====== Provided data

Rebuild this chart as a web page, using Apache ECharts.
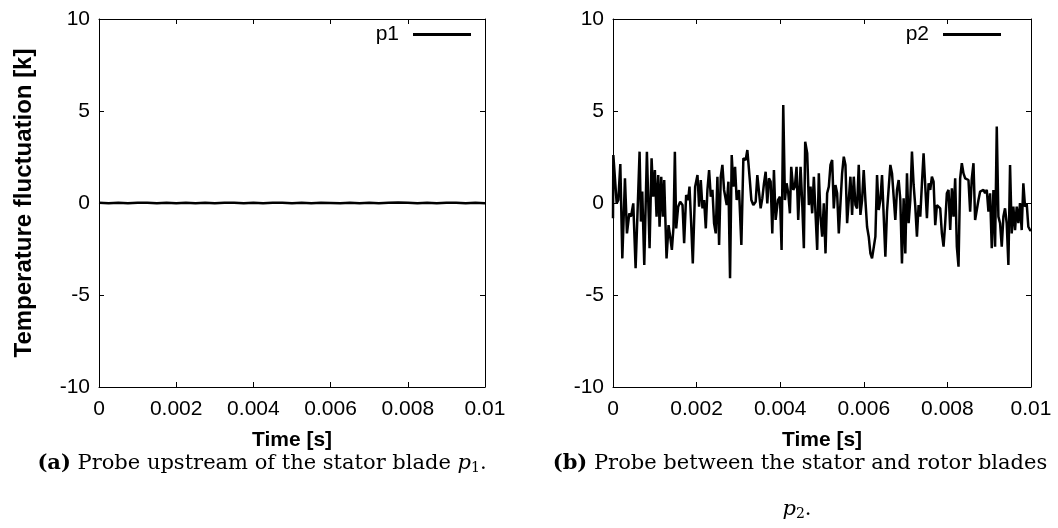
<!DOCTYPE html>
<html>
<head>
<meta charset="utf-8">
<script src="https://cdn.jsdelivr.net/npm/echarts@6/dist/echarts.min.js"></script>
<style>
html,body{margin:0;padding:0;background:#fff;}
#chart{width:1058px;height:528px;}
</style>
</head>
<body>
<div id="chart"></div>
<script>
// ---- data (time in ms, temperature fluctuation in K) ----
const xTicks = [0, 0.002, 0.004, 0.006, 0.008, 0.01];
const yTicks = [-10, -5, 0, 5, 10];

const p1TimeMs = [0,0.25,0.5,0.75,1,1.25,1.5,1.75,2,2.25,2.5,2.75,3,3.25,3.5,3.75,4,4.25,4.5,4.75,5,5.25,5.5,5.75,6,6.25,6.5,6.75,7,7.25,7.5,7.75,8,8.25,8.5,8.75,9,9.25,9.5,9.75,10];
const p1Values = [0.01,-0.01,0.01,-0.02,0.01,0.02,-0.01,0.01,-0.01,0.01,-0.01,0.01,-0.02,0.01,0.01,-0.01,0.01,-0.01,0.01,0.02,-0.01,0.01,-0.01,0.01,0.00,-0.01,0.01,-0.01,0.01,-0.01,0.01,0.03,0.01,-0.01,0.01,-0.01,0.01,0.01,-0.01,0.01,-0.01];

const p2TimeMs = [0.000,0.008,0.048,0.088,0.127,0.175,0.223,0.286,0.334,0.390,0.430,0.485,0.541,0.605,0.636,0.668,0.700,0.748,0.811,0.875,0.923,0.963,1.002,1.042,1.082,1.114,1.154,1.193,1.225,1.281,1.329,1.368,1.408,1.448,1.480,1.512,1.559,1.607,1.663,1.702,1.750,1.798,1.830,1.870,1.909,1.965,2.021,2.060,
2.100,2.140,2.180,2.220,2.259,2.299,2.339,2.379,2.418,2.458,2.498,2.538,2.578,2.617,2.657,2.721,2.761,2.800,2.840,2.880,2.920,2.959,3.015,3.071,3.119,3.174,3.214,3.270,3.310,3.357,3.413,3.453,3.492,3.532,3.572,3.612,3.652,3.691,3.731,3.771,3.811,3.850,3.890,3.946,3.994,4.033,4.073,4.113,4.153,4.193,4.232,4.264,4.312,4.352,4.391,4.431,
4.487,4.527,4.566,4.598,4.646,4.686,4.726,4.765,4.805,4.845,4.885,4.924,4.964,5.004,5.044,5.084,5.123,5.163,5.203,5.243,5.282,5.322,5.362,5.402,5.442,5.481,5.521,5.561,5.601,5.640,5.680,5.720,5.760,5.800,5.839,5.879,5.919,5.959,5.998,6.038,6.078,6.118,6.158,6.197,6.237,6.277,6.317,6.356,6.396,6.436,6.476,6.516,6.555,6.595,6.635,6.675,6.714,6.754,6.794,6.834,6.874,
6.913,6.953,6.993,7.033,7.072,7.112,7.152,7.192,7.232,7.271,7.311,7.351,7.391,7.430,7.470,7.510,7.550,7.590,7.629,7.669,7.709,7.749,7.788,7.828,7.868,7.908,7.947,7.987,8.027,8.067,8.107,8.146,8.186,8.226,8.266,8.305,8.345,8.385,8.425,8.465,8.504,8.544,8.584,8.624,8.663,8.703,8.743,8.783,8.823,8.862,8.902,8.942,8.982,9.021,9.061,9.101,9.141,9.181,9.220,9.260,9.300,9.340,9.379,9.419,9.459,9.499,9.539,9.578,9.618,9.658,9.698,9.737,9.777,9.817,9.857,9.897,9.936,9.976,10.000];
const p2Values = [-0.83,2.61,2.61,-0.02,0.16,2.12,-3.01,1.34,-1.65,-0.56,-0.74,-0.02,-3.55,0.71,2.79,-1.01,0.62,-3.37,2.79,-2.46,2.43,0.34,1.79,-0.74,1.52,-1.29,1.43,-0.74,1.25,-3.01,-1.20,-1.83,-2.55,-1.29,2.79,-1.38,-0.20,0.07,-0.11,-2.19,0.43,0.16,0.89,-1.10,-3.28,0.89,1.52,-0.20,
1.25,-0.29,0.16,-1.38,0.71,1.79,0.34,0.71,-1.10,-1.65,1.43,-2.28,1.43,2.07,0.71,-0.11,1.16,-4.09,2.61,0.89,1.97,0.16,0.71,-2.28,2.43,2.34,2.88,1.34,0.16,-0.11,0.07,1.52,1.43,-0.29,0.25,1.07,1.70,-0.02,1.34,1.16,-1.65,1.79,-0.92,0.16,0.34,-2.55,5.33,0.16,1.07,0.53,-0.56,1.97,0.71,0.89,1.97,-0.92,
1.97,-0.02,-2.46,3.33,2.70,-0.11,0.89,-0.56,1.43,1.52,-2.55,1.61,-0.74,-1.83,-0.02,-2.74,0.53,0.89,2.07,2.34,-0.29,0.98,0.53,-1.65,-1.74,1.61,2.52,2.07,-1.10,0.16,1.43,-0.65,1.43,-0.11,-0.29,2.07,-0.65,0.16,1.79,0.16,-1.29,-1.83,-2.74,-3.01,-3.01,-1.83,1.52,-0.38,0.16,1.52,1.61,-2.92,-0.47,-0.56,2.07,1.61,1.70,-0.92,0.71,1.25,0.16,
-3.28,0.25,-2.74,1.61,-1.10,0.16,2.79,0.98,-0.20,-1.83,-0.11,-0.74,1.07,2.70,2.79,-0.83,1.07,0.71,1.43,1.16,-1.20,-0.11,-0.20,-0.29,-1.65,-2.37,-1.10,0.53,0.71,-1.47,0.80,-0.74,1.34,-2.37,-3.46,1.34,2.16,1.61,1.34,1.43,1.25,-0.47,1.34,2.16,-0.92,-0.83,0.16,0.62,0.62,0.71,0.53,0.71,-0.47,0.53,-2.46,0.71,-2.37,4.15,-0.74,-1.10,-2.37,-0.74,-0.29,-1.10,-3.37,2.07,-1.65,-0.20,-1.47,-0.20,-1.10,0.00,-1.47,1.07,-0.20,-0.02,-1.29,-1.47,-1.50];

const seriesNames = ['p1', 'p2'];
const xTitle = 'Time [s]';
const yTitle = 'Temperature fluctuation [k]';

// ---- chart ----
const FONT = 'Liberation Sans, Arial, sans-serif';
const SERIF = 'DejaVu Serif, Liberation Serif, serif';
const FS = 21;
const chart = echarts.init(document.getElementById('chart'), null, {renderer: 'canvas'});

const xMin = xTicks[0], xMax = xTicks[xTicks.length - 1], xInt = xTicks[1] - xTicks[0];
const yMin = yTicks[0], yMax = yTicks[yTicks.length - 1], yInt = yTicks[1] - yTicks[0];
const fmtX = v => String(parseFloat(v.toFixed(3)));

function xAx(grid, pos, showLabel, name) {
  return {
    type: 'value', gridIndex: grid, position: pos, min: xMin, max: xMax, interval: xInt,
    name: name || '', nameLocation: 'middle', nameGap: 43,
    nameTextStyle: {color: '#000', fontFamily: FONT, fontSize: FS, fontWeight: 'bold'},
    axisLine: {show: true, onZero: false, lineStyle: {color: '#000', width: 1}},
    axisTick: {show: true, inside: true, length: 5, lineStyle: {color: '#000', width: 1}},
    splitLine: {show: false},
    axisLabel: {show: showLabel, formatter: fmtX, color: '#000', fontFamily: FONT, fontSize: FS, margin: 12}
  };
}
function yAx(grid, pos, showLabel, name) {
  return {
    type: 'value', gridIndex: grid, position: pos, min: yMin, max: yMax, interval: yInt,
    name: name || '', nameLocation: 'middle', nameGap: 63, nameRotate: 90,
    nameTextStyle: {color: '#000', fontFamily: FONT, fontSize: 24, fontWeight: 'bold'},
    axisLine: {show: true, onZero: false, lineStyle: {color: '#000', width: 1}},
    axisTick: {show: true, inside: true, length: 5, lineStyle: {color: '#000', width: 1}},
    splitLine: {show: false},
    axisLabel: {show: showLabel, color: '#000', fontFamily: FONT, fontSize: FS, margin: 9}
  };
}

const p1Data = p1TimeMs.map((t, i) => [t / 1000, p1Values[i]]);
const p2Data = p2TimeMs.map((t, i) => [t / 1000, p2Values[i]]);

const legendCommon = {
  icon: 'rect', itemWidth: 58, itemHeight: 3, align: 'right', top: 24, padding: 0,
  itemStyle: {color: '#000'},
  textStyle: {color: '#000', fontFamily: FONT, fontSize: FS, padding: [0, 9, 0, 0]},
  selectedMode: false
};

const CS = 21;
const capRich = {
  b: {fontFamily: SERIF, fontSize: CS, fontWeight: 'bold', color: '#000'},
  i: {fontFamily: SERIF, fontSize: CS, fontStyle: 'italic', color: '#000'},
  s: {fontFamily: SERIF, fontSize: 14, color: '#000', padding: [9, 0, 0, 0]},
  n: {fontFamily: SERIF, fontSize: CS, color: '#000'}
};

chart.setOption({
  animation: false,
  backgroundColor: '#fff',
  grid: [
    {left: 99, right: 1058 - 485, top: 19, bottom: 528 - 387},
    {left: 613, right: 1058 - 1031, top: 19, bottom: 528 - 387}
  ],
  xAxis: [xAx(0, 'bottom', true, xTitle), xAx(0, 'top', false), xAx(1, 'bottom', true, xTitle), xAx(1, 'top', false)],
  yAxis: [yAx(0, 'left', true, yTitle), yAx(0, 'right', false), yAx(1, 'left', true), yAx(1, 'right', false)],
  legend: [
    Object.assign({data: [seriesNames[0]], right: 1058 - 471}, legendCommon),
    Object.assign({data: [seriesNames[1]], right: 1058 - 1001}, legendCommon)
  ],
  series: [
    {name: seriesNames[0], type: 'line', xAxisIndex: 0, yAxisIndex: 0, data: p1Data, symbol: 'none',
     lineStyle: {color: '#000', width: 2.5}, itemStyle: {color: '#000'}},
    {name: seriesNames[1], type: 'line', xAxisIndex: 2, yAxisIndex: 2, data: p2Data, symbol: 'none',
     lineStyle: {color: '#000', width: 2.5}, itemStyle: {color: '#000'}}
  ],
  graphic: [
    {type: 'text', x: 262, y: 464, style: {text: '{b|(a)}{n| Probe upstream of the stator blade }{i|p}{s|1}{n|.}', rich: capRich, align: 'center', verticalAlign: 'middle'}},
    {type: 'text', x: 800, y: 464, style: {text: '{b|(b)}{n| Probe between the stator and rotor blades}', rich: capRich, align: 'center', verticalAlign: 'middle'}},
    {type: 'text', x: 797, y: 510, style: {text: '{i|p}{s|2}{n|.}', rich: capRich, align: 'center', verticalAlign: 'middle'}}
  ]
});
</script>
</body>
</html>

============
====== Provided data

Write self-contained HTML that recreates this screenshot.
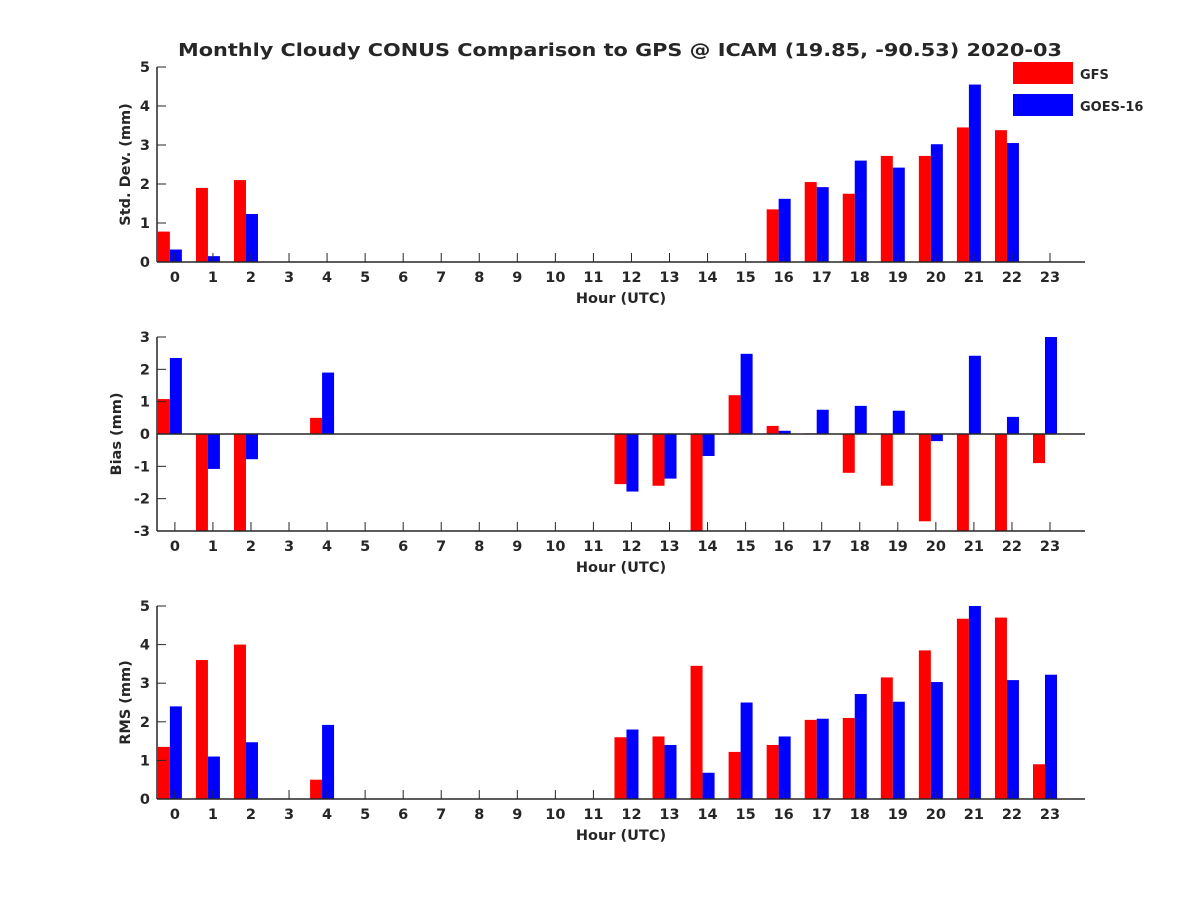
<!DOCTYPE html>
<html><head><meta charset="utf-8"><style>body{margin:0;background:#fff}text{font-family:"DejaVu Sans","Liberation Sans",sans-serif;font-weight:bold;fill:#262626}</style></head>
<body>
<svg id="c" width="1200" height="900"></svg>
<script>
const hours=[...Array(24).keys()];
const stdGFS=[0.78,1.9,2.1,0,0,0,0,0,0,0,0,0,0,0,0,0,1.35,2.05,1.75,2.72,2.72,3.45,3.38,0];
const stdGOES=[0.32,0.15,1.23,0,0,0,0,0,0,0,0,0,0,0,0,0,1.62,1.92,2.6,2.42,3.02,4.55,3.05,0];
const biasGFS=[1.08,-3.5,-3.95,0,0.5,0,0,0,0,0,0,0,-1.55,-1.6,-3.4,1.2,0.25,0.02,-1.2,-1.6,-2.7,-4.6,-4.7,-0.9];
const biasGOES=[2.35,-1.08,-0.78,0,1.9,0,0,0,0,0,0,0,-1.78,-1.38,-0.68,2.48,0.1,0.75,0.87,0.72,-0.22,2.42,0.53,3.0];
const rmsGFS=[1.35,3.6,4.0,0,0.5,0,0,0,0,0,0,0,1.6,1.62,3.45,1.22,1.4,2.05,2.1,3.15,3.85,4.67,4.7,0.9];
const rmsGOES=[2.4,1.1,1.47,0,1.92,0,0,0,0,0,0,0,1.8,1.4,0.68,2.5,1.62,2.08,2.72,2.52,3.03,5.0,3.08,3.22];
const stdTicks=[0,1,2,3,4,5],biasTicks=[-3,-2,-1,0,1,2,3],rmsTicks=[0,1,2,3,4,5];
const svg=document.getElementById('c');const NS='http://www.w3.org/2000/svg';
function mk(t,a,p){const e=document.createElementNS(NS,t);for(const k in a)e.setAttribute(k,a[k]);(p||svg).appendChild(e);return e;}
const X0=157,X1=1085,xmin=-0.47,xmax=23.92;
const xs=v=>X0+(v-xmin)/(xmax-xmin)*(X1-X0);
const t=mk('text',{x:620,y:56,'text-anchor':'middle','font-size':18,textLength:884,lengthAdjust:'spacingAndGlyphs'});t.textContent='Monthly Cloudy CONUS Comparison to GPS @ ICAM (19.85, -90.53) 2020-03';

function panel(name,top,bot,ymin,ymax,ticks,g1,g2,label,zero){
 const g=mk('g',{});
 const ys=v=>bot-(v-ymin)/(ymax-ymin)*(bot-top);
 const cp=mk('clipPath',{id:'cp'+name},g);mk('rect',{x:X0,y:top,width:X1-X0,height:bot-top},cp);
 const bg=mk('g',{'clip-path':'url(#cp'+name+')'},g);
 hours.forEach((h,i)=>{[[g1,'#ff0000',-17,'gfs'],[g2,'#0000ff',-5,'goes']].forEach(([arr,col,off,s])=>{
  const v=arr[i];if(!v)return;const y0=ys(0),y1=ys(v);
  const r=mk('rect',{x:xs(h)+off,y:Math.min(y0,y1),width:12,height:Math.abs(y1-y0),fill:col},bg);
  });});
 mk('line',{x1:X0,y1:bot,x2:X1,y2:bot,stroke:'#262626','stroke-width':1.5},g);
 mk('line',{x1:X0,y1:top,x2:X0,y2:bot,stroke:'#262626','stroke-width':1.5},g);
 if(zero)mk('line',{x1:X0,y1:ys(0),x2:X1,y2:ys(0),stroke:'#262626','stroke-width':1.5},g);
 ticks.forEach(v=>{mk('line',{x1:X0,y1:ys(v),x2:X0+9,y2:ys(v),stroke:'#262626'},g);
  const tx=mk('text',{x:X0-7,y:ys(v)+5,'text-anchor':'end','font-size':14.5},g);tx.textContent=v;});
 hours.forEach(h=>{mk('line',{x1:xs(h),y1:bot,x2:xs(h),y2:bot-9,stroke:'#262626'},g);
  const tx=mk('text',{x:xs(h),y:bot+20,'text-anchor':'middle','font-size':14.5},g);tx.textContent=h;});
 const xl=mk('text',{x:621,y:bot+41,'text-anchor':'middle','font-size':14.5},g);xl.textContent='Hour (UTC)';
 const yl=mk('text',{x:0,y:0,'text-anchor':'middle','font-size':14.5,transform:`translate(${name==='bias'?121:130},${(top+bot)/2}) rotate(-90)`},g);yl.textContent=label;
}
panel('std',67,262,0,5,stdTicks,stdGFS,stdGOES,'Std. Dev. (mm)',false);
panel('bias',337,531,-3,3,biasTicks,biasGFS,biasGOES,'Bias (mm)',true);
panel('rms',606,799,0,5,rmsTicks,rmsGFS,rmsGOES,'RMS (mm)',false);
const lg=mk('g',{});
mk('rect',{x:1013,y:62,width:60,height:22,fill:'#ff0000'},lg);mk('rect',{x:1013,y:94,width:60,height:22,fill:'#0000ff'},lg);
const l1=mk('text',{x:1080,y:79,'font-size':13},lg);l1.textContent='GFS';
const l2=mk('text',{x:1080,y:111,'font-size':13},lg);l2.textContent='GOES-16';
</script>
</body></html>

============

__Stated goal__
Each line in the listing above that contains "this" should be copied.

__Response__
Rebuild this chart as a web page, using Apache ECharts.
Write self-contained HTML that recreates this screenshot.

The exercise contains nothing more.